<<<<

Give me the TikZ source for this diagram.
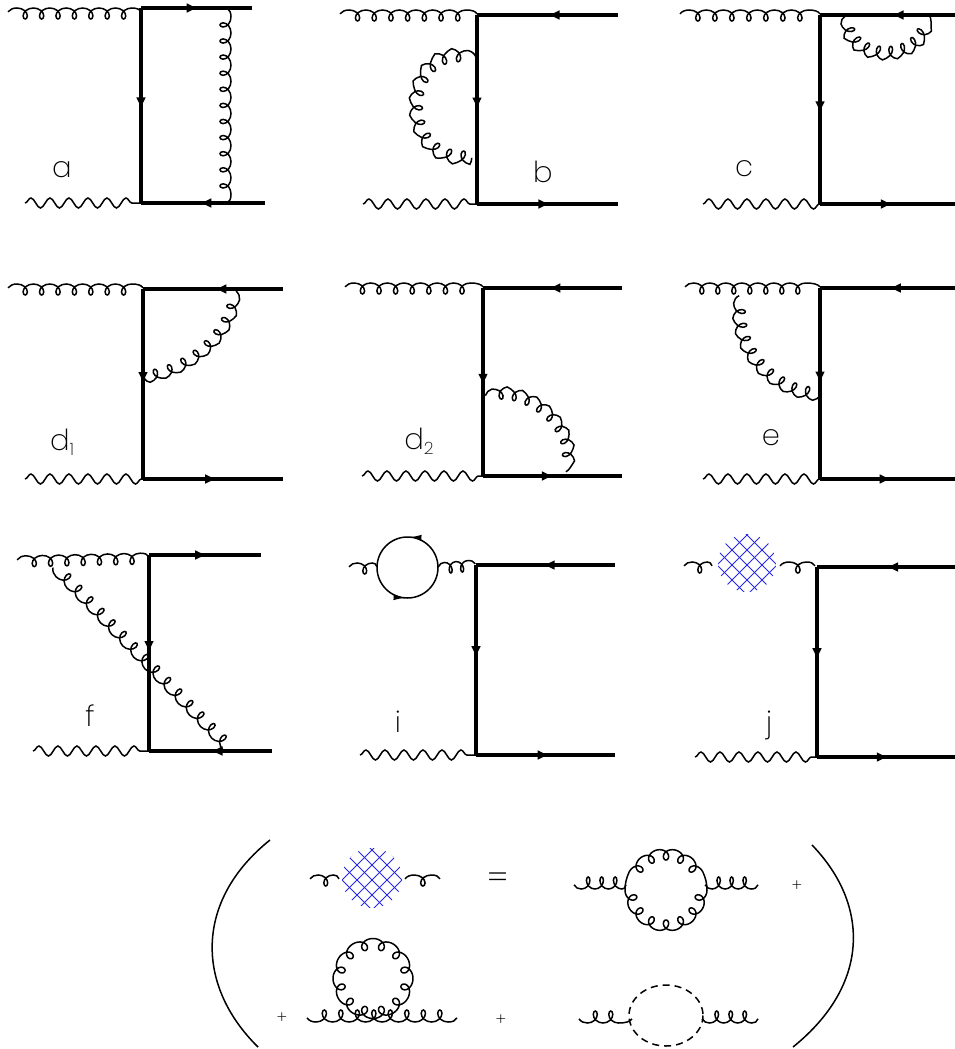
\documentclass[tikz,border=0pt]{standalone}
\usepackage{fontspec}
\setmainfont{Poppins ExtraLight}
\usepackage{xcolor}
\usetikzlibrary{arrows.meta,decorations.pathmorphing,decorations.markings}
\definecolor{hatchblue}{RGB}{40,40,230}

% lead-in arc, periods of crest and narrow loop, tail arc
\def\glpt#1#2{\pgfpoint{#1\pgfdecorationsegmentlength}{#2\pgfdecorationsegmentamplitude}}
\pgfdeclaredecoration{gluonline}{lead}{
  \state{lead}[width=0.55\pgfdecorationsegmentlength, next state=curl]{
    \pgfpathmoveto{\glpt{0}{0.35}}
    \pgfpathcurveto{\glpt{0.12}{0.1}}{\glpt{0.33}{0}}{\glpt{0.55}{0}}
  }
  \state{curl}[switch if less than=\pgfdecorationsegmentlength to tail, width=\pgfdecorationsegmentlength]{
    \pgfpathcurveto{\glpt{0.35}{0}}{\glpt{0.63}{0.35}}{\glpt{0.63}{0.72}}
    \pgfpathcurveto{\glpt{0.63}{0.92}}{\glpt{0.55}{1}}{\glpt{0.5}{1}}
    \pgfpathcurveto{\glpt{0.45}{1}}{\glpt{0.37}{0.92}}{\glpt{0.37}{0.72}}
    \pgfpathcurveto{\glpt{0.37}{0.35}}{\glpt{0.65}{0}}{\glpt{1}{0}}
  }
  \state{tail}[width=\pgfdecoratedremainingdistance, next state=final]{
    \pgfpathcurveto
      {\pgfpoint{0.5\pgfdecoratedremainingdistance}{0pt}}
      {\pgfpoint{0.85\pgfdecoratedremainingdistance}{0.1\pgfdecorationsegmentamplitude}}
      {\pgfpoint{\pgfdecoratedremainingdistance}{0.35\pgfdecorationsegmentamplitude}}
  }
  \state{final}{}
}
% centre x, centre y, radius, middle angle, half span, loops per turn, swing
\newcommand{\gluonring}[7]{
  \draw[line width=1.5pt, line join=round] plot[domain=-#5:#5, samples=480]
    ({#1+(#3-11*(1+cos(#6*\x))/2)*cos(#4+\x-#7*sin(#6*\x))},
     {#2+(#3-11*(1+cos(#6*\x))/2)*sin(#4+\x-#7*sin(#6*\x))});
}

\begin{document}
\begin{tikzpicture}[
  x=1pt, y=-1pt,
  font=\fontsize{29}{30}\selectfont,
  fermion/.style={line width=3.6pt},
  gluon/.style={line width=1.5pt, decorate, decoration={gluonline, segment length=#1pt, amplitude=-11pt}},
  gluon/.default=16.4,
  gluonup/.style={line width=1.5pt, decorate, decoration={gluonline, segment length=#1pt, amplitude=12pt}},
  gluonup/.default=14,
  photon/.style={line width=1.5pt, decorate, decoration={snake, segment length=19pt, amplitude=5pt}},
  tipfwd/.style={postaction={decorate, decoration={markings, mark=at position #1 with {\arrow{Latex[length=12pt,width=10pt]}}}}},
  tipbwd/.style={postaction={decorate, decoration={markings, mark=at position #1 with {\arrowreversed{Latex[length=12pt,width=10pt]}}}}},
  thintip/.style={postaction={decorate, decoration={markings, mark=at position #1 with {\arrowreversed{Latex[length=12pt,width=6pt]}}}}},
  label/.style={inner sep=0pt, anchor=base},
  small/.style={inner sep=0pt, font=\fontsize{17}{17}\selectfont}
]
\useasboundingbox (0,0) rectangle (955,1049);

% diagram a
\coordinate (aG) at (8,8); \coordinate (aH) at (141,8); \coordinate (aP) at (25,203);
\coordinate (aT) at (141,8); \coordinate (aB) at (141,203);
\coordinate (aR) at (252,8); \coordinate (aS) at (265,203);
\coordinate (aU) at (231,8); \coordinate (aV) at (231,203);
\draw[gluon] (aG) -- (aH);
\draw[photon] (aP) -- (aB);
\draw[fermion, tipfwd=0.52] (aT) -- (aR);
\draw[fermion, tipfwd=0.52] (aT) -- (aB);
\draw[fermion, tipbwd=0.47] (aB) -- (aS);
\draw[gluon=16.1] (aU) -- (aV);
\node[label] (la) at (62,177) {a};

% diagram b
\coordinate (bG) at (340,10); \coordinate (bH) at (477,10); \coordinate (bP) at (363,204);
\coordinate (bT) at (477,15); \coordinate (bB) at (477,204);
\coordinate (bR) at (618,15); \coordinate (bS) at (618,204);
\coordinate (bU) at (477,53); \coordinate (bV) at (472,162);
\draw[gluon=16.7] (bG) -- (bH);
\draw[photon] (bP) -- (bB);
\draw[fermion, tipbwd=0.5] (bT) -- (bR);
\draw[fermion, tipfwd=0.5] (bT) -- (bB);
\draw[fermion, tipfwd=0.52] (bB) -- (bS);
\draw[gluonup=16.7] (bU) .. controls (395,30) and (385,170) .. (bV);
\node[label] (lb) at (543,182) {b};

% diagram c
\coordinate (cG) at (680,10); \coordinate (cH) at (820,10); \coordinate (cP) at (703,204);
\coordinate (cT) at (820,15); \coordinate (cB) at (820,204);
\coordinate (cR) at (955,15); \coordinate (cS) at (955,204);
\coordinate (cU) at (841,16); \coordinate (cV) at (931,16);
\draw[gluon=17] (cG) -- (cH);
\draw[photon] (cP) -- (cB);
\draw[fermion, tipbwd=0.53] (cT) -- (cR);
\draw[fermion, tipfwd=0.52] (cT) -- (cB);
\draw[fermion, tipfwd=0.54] (cB) -- (cS);
\draw[gluonup=14.5] (cU) .. controls (841,72) and (931,72) .. (cV);
\node[label] (lc) at (744,176) {c};

% diagram d1
\coordinate (dG) at (8,284); \coordinate (dH) at (143,284); \coordinate (dP) at (25,479);
\coordinate (dT) at (143,289); \coordinate (dB) at (143,479);
\coordinate (dR) at (283,289); \coordinate (dS) at (283,479);
\coordinate (dU) at (240,291); \coordinate (dV) at (145,382);
\draw[gluon=16.4] (dG) -- (dH);
\draw[photon] (dP) -- (dB);
\draw[fermion, tipbwd=0.51] (dT) -- (dR);
\draw[fermion, tipfwd=0.5] (dT) -- (dB);
\draw[fermion, tipfwd=0.53] (dB) -- (dS);
\draw[gluon=16] (dU) .. controls (238,335) and (195,375) .. (dV);
\node[label] (ld) at (62,450) {d\raisebox{-5pt}{\fontsize{17}{17}\selectfont 1}};

% diagram d2
\coordinate (eG) at (345,283); \coordinate (eH) at (483,283); \coordinate (eP) at (362,476);
\coordinate (eT) at (483,288); \coordinate (eB) at (483,476);
\coordinate (eR) at (622,288); \coordinate (eS) at (622,476);
\coordinate (eU) at (484,392); \coordinate (eV) at (568,472);
\draw[gluon=16.6] (eG) -- (eH);
\draw[photon] (eP) -- (eB);
\draw[fermion, tipbwd=0.47] (eT) -- (eR);
\draw[fermion, tipfwd=0.52] (eT) -- (eB);
\draw[fermion, tipfwd=0.51] (eB) -- (eS);
\draw[gluon=15.3] (eU) .. controls (530,375) and (590,430) .. (eV);
\node[label] (le) at (419,449) {d\raisebox{-5pt}{\fontsize{17}{17}\selectfont 2}};

% diagram e
\coordinate (fG) at (685,283); \coordinate (fH) at (820,283); \coordinate (fP) at (703,479);
\coordinate (fT) at (820,288); \coordinate (fB) at (820,479);
\coordinate (fR) at (955,288); \coordinate (fS) at (955,479);
\coordinate (fU) at (735,295); \coordinate (fV) at (820,399);
\draw[gluon=16] (fG) -- (fH);
\draw[photon] (fP) -- (fB);
\draw[fermion, tipbwd=0.51] (fT) -- (fR);
\draw[fermion, tipfwd=0.5] (fT) -- (fB);
\draw[fermion, tipfwd=0.53] (fB) -- (fS);
\draw[gluonup=15.2] (fU) .. controls (725,355) and (775,400) .. (fV);
\node[label] (lf) at (771,445) {e};

% diagram f
\coordinate (gG) at (17,556); \coordinate (gH) at (149,553); \coordinate (gP) at (33,751);
\coordinate (gT) at (149,555); \coordinate (gB) at (149,751);
\coordinate (gR) at (261,555); \coordinate (gS) at (272,751);
\coordinate (gU) at (50,570.5); \coordinate (gV) at (227,754);
\draw[gluon=16.3] (gG) -- (gH);
\draw[photon] (gP) -- (gB);
\draw[fermion, tipfwd=0.52] (gT) -- (gR);
\draw[fermion, tipfwd=0.5] (gT) -- (gB);
\draw[fermion, tipbwd=0.5] (gB) -- (gS);
\draw[gluonup=16] (gU) -- (gV);
\node[label] (lg) at (90,726) {f};

% diagram i
\coordinate (hG) at (349,563); \coordinate (hL) at (377,563);
\coordinate (hM) at (438,563); \coordinate (hN) at (475,560);
\coordinate (hT) at (476,565); \coordinate (hP) at (360,755); \coordinate (hB) at (476,755);
\coordinate (hR) at (615,565); \coordinate (hS) at (615,755);
\draw[gluon=15] (hG) -- (hL);
\draw[gluon=11.5] (hM) -- (hN);
\draw[line width=1.5pt, thintip=0.26, thintip=0.76] (407.5,567.5) circle[radius=30.5];
\draw[photon] (hP) -- (hB);
\draw[fermion, tipbwd=0.48] (hT) -- (hR);
\draw[fermion, tipfwd=0.49] (hT) -- (hB);
\draw[fermion, tipfwd=0.53] (hB) -- (hS);
\node[label] (li) at (398,732) {i};

% diagram j
\coordinate (jG) at (684,562); \coordinate (jL) at (712,562);
\coordinate (jM) at (780,562); \coordinate (jN) at (815,562); \coordinate (jT) at (817,567);
\coordinate (jP) at (695,757); \coordinate (jB) at (817,757);
\coordinate (jR) at (955,567); \coordinate (jS) at (955,757);
\draw[gluon=15] (jG) -- (jL);
\draw[gluon=17] (jM) -- (jN);
\begin{scope}
  \clip (747,563) circle[radius=29];
  \foreach \s in {-6,...,6} {
    \draw[hatchblue, line width=0.9pt] (747+\s*15,520) -- ++(50,50) -- ++(50,50);
    \draw[hatchblue, line width=0.9pt] (747+\s*15,520) -- ++(-50,50) -- ++(-50,50);
  }
\end{scope}
\draw[photon] (jP) -- (jB);
\draw[fermion, tipbwd=0.5] (jT) -- (jR);
\draw[fermion, tipfwd=0.49] (jT) -- (jB);
\draw[fermion, tipfwd=0.52] (jB) -- (jS);
\node[label] (lj) at (769,732) {j};

% self energy
\draw[line width=1.5pt] (270,840) .. controls (195,900) and (195,985) .. (258,1047);
\draw[line width=1.5pt] (812,845) .. controls (870,905) and (870,985) .. (793,1047);

\coordinate (kG) at (310,875); \coordinate (kL) at (339,875);
\coordinate (kM) at (405,875); \coordinate (kT) at (440,875);
\draw[gluon=15] (kG) -- (kL);
\draw[gluon=17] (kM) -- (kT);
\begin{scope}
  \clip (372,878) circle[radius=30];
  \foreach \s in {-6,...,6} {
    \draw[hatchblue, line width=0.9pt] (372+\s*15,835) -- ++(50,50) -- ++(50,50);
    \draw[hatchblue, line width=0.9pt] (372+\s*15,835) -- ++(-50,50) -- ++(-50,50);
  }
\end{scope}
\node[small, font=\fontsize{34}{34}\selectfont] (eq) at (498,881) {=};

\coordinate (mA) at (574,889); \coordinate (mB) at (626,889);
\coordinate (mC) at (705,889); \coordinate (mD) at (758,889);
\draw[gluonup=13.5] (mA) -- (mB);
\draw[gluonup=13] (mC) -- (mD);
\gluonring{666}{890}{41}{270}{64.3}{14}{10}
\gluonring{666}{890}{41}{90}{90}{14}{10}
\draw[line width=1.5pt] (625,890) arc[start angle=180, end angle=205.7, radius=41];
\draw[line width=1.5pt] (707,890) arc[start angle=360, end angle=334.3, radius=41];
\node[small] (p1) at (797,886) {+};

\node[small] (p2) at (282,1018) {+};
\coordinate (nA) at (307,1022); \coordinate (nB) at (457,1022);
\draw[gluonup=16.5] (nA) -- (nB);
\gluonring{373}{978.5}{40}{285}{180}{12}{11.5}

\node[small] (p3) at (501,1020) {+};
\coordinate (qA) at (579,1023); \coordinate (qB) at (632,1023);
\coordinate (qC) at (702,1023); \coordinate (qD) at (758,1023);
\draw[gluonup=15.5] (qA) -- (qB);
\draw[gluonup] (qC) -- (qD);
\draw[line width=1.5pt, dashed, dash pattern=on 7pt off 5pt] (666,1015.5) circle[x radius=37, y radius=30.5];
\end{tikzpicture}
\end{document}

>>>>

Scan the material above for the string "diagram" and report each line where you find it.

> **Worked solution**:
Give me the TikZ source for this diagram.
% diagram a
% diagram b
% diagram c
% diagram d1
% diagram d2
% diagram e
% diagram f
% diagram i
% diagram j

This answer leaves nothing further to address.